The thing is, I don’t want to waste more time on this, you can do your research on your own, or just keep your preconceptions, whatever floats your boat.


> 1. Except now you need a new PCB, a new subassembly, new procedures...

Every phone needs new subassemblies and procedures. For the PCB, you end up with an extra one that's tiny true.

> 2. You need a lot of fancy things, just not cell balancing. That “battery health indicator” all iphones have, guess where that’s from.

Sure, okay.

> You can take it from someone who has built several devices with replaceable batteries, or we can just keep debating until I’ve fully explain to you how you actually build one of these.

> The thing is, I don’t want to waste more time on this, you can do your research on your own, or just keep your preconceptions, whatever floats your boat.

Where would I look?

I'm trying to follow your logic. But you mostly keep naming things phones already have. They already have all this engineering work. They already have the battery chip, it just changes location. And that chip is less than $3.

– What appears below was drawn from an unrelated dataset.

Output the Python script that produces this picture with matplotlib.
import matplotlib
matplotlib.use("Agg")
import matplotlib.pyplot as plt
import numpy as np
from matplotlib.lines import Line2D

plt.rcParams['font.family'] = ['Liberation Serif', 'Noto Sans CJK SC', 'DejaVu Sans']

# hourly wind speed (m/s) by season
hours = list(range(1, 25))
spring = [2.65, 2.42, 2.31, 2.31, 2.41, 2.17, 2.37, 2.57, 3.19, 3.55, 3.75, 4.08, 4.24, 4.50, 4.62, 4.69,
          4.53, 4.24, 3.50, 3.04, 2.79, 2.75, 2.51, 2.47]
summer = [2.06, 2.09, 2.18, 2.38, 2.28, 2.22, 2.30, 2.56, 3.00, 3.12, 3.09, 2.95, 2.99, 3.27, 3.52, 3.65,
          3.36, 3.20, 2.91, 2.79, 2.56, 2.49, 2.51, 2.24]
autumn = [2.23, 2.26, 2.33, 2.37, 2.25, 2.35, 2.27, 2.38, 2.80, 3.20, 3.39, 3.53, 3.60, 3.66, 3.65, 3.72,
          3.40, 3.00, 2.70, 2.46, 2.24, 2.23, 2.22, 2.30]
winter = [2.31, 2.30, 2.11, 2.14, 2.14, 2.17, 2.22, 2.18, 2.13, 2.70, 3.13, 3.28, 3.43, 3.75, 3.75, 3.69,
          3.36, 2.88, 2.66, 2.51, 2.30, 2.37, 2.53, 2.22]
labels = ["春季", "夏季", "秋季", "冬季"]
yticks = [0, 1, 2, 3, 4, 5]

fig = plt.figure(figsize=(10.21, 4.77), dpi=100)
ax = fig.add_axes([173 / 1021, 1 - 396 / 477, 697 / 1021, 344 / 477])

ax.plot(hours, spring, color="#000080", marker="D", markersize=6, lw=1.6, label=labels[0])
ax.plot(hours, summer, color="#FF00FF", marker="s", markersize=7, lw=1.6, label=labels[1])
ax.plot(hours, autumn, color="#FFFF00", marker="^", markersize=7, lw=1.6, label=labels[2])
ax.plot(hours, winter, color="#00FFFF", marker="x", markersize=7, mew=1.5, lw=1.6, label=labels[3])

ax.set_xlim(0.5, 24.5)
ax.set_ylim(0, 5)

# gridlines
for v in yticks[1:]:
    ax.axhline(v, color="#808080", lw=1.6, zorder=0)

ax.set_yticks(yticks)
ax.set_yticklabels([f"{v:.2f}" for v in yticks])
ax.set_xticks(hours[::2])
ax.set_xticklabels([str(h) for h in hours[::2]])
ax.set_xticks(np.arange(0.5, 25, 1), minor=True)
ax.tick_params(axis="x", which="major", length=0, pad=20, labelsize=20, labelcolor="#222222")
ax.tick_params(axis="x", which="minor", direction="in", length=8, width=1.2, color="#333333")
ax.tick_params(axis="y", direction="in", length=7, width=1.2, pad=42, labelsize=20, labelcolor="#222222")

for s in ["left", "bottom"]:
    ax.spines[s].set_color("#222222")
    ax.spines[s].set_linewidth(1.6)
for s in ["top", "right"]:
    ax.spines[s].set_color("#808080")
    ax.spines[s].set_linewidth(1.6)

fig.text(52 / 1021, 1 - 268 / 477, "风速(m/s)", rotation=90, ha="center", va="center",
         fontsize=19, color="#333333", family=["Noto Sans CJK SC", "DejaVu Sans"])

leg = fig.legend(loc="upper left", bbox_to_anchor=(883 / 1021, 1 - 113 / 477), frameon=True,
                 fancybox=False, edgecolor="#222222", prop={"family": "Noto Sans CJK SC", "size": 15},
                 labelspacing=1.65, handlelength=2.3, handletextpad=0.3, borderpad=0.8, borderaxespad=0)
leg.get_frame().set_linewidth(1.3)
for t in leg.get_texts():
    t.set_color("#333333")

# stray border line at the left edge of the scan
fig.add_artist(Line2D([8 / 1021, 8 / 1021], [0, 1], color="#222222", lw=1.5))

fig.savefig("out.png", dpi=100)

Could you please give me a couple sentence explanation of how you arrived at 20-30% for a phone that's designed from the start to have a removable battery? You keep nitpicking me for not understanding an argument that you never explained!

My understanding goes something like this: Posit a $600 phone of which $50 is the battery pouch. Remove battery pouch and chip from phone, replace with a connector, phone now costs $550? Add plastic shell and $3 chip and connector and tiny PCB onto the battery pouch. For the total price to rise 20%, doing that has to cost more than $100 and leave you with a battery that costs more than $150. How?

And phones didn't get massively cheaper when they stopped letting you remove batteries...


On the cusp of the transition, I attended a music festival with a couple of friends. They both had modern smartphones, I had something closer to an old-school feature phone. At some point on what was probably the first day, we all went to the phone charging tent. They stayed there for an hour or two with their phones plugged in. I walked in and walked back out again immediately, with a fresh battery for my phone handed over to me for free.

I do like having a thin phone, but the utility of a replaceable battery has been sorely downplayed over the years.


Hopefully MobileQubes [0] or similar competitors become more prevalent, there's a convention I go to where the hotel has had these kiosks since 2015. You pay ~$5 to rent a fully-charge external battery for 24 hours, with whatever connector your phone uses, after which you return it to the kiosk. If you fail to return it you're automatically charged the "buy" cost.

Yeah it's not free, but it's really nice if you underestimated your battery life since you're not tied to a single spot while charging it.

[0] https://mobilequbes.com/


Meanwhile modern smart phones charge to 80% in 15-30 mins. If they were in there for hours they wanted it at 100%


Well, this was a good few years ago now, but I sure they DID want 100% charge anyway!